Select the lines below containing the word "that".

::::::::::

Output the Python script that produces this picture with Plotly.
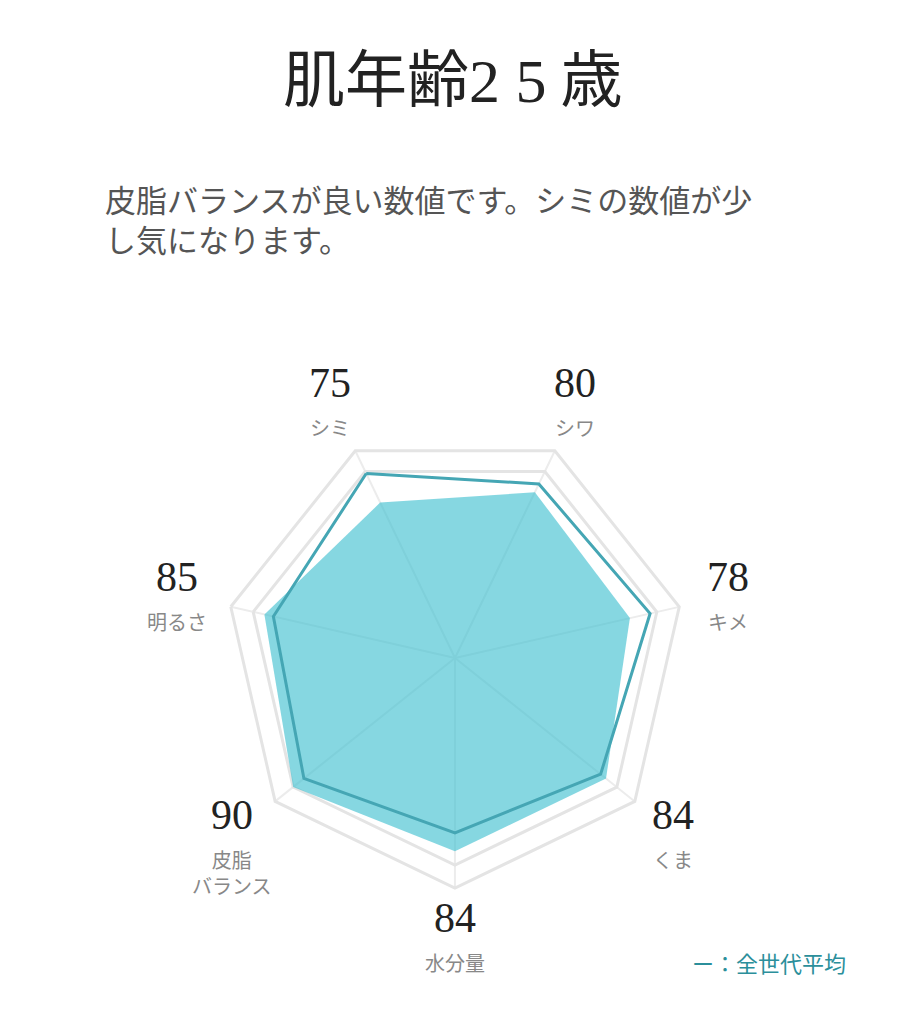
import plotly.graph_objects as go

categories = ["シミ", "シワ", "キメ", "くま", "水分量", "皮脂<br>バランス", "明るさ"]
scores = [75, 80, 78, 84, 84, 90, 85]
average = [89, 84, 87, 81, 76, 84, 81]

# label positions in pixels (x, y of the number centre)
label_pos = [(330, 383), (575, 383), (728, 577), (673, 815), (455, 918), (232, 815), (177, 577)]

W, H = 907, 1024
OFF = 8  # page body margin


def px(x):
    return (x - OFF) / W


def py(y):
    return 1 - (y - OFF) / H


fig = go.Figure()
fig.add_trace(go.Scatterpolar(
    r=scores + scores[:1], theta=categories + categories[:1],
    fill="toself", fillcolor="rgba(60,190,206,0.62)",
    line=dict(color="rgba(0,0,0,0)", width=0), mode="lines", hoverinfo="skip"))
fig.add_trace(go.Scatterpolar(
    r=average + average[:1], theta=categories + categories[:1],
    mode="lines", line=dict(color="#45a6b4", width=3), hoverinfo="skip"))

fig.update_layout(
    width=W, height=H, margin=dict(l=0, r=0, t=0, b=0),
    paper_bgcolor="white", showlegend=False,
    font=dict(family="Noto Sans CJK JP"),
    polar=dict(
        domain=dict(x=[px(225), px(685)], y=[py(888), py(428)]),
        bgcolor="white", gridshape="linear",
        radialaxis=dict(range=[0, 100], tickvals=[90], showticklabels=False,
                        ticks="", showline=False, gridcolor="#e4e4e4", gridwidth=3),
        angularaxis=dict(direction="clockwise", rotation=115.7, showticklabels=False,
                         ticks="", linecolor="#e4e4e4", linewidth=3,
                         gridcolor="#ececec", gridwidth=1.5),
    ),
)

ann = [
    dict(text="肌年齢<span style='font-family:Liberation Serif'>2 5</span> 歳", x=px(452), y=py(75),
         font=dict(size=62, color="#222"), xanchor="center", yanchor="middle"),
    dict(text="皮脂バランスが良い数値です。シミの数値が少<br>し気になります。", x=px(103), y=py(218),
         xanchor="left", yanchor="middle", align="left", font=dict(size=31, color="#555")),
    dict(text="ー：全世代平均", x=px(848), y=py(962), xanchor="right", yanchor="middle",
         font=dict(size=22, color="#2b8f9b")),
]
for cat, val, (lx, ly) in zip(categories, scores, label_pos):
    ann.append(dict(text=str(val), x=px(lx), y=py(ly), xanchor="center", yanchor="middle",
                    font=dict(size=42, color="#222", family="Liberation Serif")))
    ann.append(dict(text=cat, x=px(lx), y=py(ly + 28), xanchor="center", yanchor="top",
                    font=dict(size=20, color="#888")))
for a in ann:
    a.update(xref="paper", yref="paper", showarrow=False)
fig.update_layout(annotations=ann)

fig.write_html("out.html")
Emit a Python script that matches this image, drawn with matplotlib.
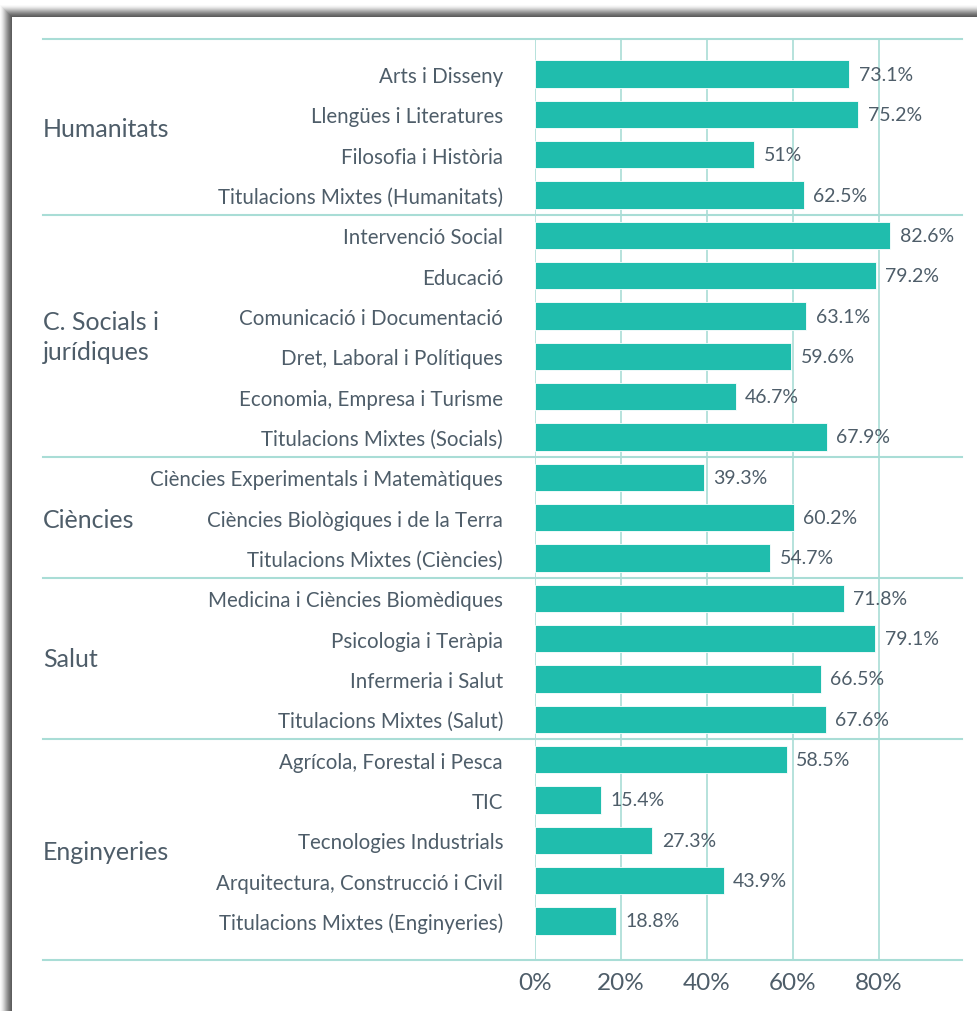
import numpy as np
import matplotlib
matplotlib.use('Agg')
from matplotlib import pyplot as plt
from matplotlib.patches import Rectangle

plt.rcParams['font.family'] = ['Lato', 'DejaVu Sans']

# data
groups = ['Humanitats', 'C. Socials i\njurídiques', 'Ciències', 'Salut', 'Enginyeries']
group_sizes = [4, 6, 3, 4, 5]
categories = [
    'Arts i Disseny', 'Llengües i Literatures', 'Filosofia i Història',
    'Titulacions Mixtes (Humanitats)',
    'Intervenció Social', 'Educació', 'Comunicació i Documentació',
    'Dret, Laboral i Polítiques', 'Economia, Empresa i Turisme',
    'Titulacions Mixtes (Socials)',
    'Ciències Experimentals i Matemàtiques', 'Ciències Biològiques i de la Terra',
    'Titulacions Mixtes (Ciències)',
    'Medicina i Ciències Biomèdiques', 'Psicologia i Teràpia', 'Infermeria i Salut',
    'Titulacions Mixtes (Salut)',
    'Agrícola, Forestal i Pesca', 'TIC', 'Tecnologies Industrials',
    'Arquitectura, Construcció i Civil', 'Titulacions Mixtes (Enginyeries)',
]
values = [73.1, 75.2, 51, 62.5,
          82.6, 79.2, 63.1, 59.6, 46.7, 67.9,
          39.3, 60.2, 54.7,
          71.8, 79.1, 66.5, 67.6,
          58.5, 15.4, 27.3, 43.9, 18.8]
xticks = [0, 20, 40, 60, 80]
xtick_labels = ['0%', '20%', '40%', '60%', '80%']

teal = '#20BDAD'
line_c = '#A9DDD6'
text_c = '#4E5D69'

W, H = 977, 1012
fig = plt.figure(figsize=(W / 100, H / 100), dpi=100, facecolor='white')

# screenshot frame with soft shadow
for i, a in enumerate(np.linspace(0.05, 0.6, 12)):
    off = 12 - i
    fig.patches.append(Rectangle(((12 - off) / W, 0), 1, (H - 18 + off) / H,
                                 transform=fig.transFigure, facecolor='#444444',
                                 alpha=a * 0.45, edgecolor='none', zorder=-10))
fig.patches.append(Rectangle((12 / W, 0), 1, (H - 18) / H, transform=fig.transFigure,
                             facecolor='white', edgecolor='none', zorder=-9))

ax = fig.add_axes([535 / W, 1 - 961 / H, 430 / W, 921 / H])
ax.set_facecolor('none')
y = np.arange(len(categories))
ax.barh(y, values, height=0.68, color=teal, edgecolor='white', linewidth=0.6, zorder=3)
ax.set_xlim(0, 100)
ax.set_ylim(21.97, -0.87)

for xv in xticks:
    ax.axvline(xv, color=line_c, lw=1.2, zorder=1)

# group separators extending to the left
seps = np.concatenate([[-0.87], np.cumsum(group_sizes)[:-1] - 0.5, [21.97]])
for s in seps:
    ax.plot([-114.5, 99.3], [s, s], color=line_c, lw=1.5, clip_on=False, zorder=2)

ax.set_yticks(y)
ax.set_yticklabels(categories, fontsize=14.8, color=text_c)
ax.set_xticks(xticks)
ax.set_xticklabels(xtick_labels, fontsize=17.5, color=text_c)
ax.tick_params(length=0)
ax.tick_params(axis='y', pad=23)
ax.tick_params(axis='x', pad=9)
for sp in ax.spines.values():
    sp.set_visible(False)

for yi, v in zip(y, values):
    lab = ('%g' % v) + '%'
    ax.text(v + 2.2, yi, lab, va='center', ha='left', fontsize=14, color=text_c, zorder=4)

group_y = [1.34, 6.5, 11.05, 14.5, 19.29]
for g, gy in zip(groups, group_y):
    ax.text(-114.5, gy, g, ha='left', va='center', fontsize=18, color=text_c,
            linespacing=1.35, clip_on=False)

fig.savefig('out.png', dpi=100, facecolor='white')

::::::::::

### Solved exercise
Output the Python script that produces this picture with Plotly.
Emit a Python script that matches this image, drawn with matplotlib.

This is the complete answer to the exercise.